Eleanor Bittle: 1st President of PWFS
& The Tape Lady
Eleanor Bittle has been a constant presence at the Farmstead since 1976 when she first visited the Farmstead during a Candlelight Tour and shortly thereafter offered her services as a volunteer. Eleanor became one of the first history interpreters to give guided house tours to visitors. One year later the Peter Wentz Farmstead Society was incorporated and the nominating committee chose Eleanor to be placed on the ballot for president. She served as the Society's first president for approximately three years along with James Kilgannon as vice president. During those early years Eleanor also served as coordinator for the Colonial Craft Camp, a task that paved the way towards her appointment in 1989 as Educational Coordinator with the county staff.
Eleanor has an interesting history prior to her involvement with the Farmstead. She began life as Eleanor Harley on her parent's farm in Northern Chester County. She will proudly tell you that she can trace her family back to Christopher Sauer, the 18th century printer from Germantown who produced German bibles, among other books. Eleanor's family moved to Pottstown when she was a young girl. Eleanor has been giving of her time and talents as a volunteer nearly her entire life. During World War II she served in the Navy WAVES (Women's Auxiliary Volunteer Emergency Service) from 1944 to 1946 as Petty Officer 2nd Class - Storekeeper in Disbursement. After the war Eleanor married Bob Bittle and eventually settled in Gilbertsville. She spent many years involved with Girl Scouts of America directing programs and activities for scouts before turning her educational skills towards historical interpretation and the Farmstead.
Of all Eleanor's many interests and abilities, one topic has become her trademark - the process of weaving linen tape on various types of tape looms. She first became interested in tape weaving in 1977, and since then she has pursued many years of research that has made her a leading expert on this early craft. Eleanor's first tape loom was one that her husband Bob made for her, a replica of an early loom. Bob continued to make both standing looms and box looms as Eleanor honed her skills as a weaver. Eventually she began acquiring antique looms from dealers and local auction sales. Over the years she has traveled extensively in search of looms and has acquired them from many different states. Eleanor tells one story about winning the bid on a loom at an auction where the auctioneer didn't have any idea what that contraption he was selling was. Eleanor knew!
She has amassed a collection of nearly 100 tape looms, box looms, standing looms, lap or knee looms, all shapes and sizes, some finely crafted, others just made from rough planks nailed together. Each one has a story and is lovingly preserved in her home, which has turned into somewhat of a museum. Eleanor, a.k.a., The Tape Lady, weaves beautiful tapes that have been used in many museum exhibits and can be found for sale in various museum shops.

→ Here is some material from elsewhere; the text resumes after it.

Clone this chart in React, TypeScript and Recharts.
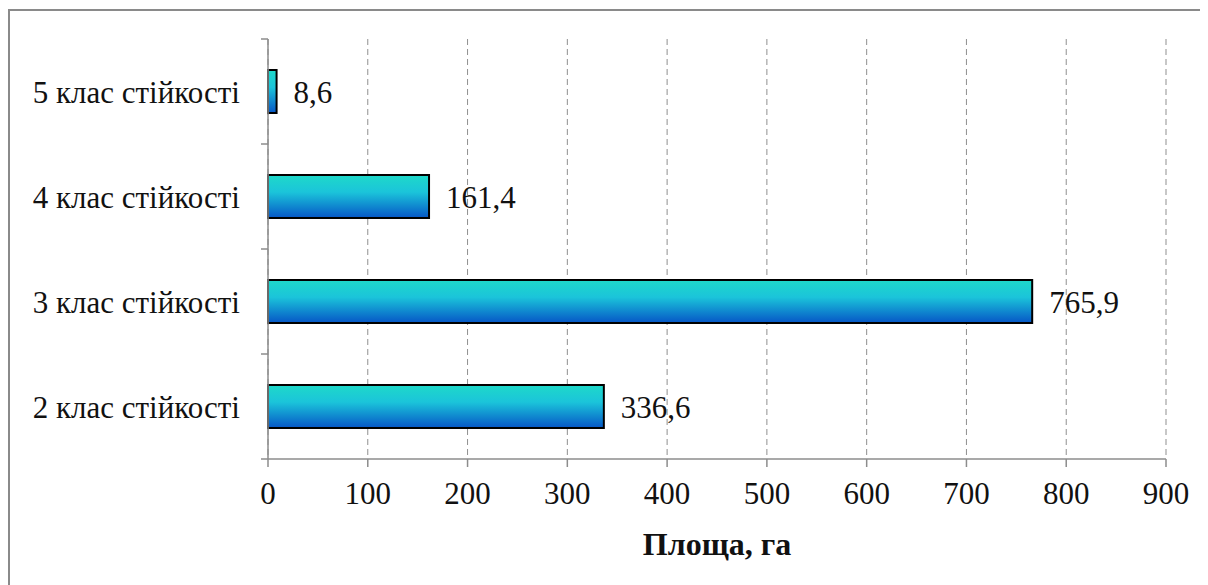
import React from 'react';
import {
  BarChart,
  Bar,
  XAxis,
  YAxis,
  CartesianGrid,
  LabelList,
} from 'recharts';

const categories = [
  '5 клас стійкості',
  '4 клас стійкості',
  '3 клас стійкості',
  '2 клас стійкості',
];
const areas = [8.6, 161.4, 765.9, 336.6];
const xTicks = [0, 100, 200, 300, 400, 500, 600, 700, 800, 900];

const data = categories.map((name, i) => ({ name, area: areas[i] }));

const FONT = '"Liberation Serif", "Times New Roman", serif';
const AXIS = '#8c8c8c';
const CHART_W = 1196;
const CHART_H = 600;
const MARGIN = { top: 28, right: 40, left: 10, bottom: 72 };
const Y_AXIS_W = 248;
const X_AXIS_H = 80;
const PLOT_H = CHART_H - MARGIN.top - MARGIN.bottom - X_AXIS_H;
const BAND = PLOT_H / categories.length;
const textStyle = { fontSize: 31, fontFamily: FONT, fill: '#111' };

// category label at band centre, tick marks at band edges
const CategoryTick = (props: any) => {
  const { x, y, payload, index } = props;
  const axisX = x + 8;
  return (
    <g>
      <line x1={axisX - 7} x2={axisX} y1={y - BAND / 2} y2={y - BAND / 2} stroke={AXIS} strokeWidth={1.5} />
      {index === categories.length - 1 && (
        <line x1={axisX - 7} x2={axisX} y1={y + BAND / 2} y2={y + BAND / 2} stroke={AXIS} strokeWidth={1.5} />
      )}
      <text x={x - 20} y={y} dy={11} textAnchor="end" style={textStyle}>
        {payload.value}
      </text>
    </g>
  );
};

const fmt = (v: any) => String(v).replace('.', ',');

export default function App() {
  return (
    <div
      style={{
        width: CHART_W,
        height: CHART_H,
        border: '2px solid #8a8a8a',
        marginTop: 1,
        background: '#fff',
        fontFamily: FONT,
      }}
    >
      <BarChart
        width={CHART_W}
        height={CHART_H}
        data={data}
        layout="vertical"
        margin={MARGIN}
        barCategoryGap={31}
      >
        <defs>
          <linearGradient id="barFill" x1="0" y1="0" x2="0" y2="1">
            <stop offset="0%" stopColor="#1ed9c9" />
            <stop offset="40%" stopColor="#1bc4da" />
            <stop offset="100%" stopColor="#0656c6" />
          </linearGradient>
        </defs>
        <CartesianGrid
          horizontal={false}
          strokeDasharray="6 4"
          stroke="#8f8f8f"
          strokeWidth={1}
        />
        <XAxis
          type="number"
          domain={[0, 900]}
          ticks={xTicks}
          height={X_AXIS_H}
          stroke={AXIS}
          strokeWidth={1.5}
          tickSize={8}
          tickMargin={15}
          tick={{ style: textStyle }}
          label={{
            value: 'Площа, га',
            position: 'insideBottom',
            offset: -16,
            style: { ...textStyle, fontSize: 32, fontWeight: 'bold' },
          }}
        />
        <YAxis
          type="category"
          dataKey="name"
          width={Y_AXIS_W}
          stroke={AXIS}
          strokeWidth={1.5}
          tickLine={false}
          tick={<CategoryTick />}
        />
        <Bar
          dataKey="area"
          fill="url(#barFill)"
          stroke="#000"
          strokeWidth={2}
          isAnimationActive={false}
        >
          <LabelList
            dataKey="area"
            position="right"
            offset={17}
            formatter={fmt}
            style={textStyle}
          />
        </Bar>
      </BarChart>
    </div>
  );
}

Throughout the years Eleanor worked at the Farmstead she touched many lives in such a positive way, particularly those of thousands of school children who benefited from her tireless efforts to bring the past alive. Many of those children, now adults, continued on with a special interest in history thanks to the time Eleanor spent with them.

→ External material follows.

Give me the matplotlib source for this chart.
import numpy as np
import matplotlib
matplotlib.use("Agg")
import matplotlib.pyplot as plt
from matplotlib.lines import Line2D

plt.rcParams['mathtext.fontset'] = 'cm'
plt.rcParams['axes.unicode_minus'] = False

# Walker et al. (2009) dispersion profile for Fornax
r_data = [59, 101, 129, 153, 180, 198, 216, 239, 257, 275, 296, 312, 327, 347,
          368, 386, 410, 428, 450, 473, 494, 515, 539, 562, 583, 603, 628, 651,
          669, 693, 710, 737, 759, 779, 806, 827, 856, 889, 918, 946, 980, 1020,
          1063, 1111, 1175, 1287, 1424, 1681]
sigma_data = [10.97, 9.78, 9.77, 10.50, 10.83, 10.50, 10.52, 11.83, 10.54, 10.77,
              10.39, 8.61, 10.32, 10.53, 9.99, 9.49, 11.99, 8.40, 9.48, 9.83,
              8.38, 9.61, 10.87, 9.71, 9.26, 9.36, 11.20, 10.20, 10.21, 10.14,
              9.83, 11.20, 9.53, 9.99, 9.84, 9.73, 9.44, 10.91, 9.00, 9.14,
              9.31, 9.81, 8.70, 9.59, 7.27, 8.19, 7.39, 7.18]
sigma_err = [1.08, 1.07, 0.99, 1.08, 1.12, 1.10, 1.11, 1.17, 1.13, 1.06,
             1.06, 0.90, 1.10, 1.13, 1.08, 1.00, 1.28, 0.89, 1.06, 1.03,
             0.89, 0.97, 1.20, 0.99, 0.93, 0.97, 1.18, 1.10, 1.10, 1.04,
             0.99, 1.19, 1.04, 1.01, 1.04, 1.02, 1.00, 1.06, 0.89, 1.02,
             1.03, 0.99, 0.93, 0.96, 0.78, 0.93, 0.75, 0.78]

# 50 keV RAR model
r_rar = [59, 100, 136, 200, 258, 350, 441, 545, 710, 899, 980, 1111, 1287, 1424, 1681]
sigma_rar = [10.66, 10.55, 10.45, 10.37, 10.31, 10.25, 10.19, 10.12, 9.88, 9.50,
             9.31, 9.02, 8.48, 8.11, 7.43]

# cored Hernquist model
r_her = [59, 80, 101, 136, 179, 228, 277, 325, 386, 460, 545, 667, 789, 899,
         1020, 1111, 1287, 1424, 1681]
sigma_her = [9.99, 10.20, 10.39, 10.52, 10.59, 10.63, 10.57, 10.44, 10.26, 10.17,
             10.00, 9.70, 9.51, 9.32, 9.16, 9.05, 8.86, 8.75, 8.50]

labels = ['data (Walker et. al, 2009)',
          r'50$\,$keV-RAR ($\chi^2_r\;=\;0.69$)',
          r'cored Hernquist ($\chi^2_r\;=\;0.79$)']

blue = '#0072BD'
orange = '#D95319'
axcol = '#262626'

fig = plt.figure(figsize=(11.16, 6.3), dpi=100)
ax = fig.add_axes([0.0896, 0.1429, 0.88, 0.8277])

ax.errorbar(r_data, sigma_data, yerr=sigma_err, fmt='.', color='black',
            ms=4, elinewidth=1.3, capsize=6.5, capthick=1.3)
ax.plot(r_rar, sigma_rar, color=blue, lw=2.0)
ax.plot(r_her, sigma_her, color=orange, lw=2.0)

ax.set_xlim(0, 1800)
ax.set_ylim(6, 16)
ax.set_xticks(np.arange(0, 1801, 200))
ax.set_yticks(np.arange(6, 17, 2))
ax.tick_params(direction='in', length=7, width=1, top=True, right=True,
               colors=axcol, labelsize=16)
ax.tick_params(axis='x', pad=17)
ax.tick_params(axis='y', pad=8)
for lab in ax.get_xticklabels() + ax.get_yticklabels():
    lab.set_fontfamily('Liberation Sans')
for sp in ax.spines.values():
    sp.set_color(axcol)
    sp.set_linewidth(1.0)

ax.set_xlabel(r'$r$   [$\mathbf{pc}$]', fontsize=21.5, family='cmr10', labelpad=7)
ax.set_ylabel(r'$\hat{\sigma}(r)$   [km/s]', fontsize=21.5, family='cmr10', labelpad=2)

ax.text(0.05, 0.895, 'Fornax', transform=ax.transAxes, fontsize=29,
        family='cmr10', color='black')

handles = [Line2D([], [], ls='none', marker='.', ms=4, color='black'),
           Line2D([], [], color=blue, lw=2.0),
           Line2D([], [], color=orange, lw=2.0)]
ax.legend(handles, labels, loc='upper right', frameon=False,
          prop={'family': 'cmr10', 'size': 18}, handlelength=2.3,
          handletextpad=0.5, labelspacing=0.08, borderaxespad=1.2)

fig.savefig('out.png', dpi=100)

And many children and adults learned the skill of weaving and gained a wonderful insight into the production of linen from her patient instruction. Eleanor decided to "retire" in 2000, but that hardly slowed her down. She has continued her costumed demonstrations of tape weaving for both school groups and adult groups and she is still actively involved as a volunteer at the Farmstead. Her research on tape weaving and linen production continues.
Eleanor has tremendous knowledge and skills and amazing stories that she so willingly shares along with that wonderful twinkle in her eyes. Thank you, Eleanor, for the many years of devotion to the Farmstead and for all that you have given.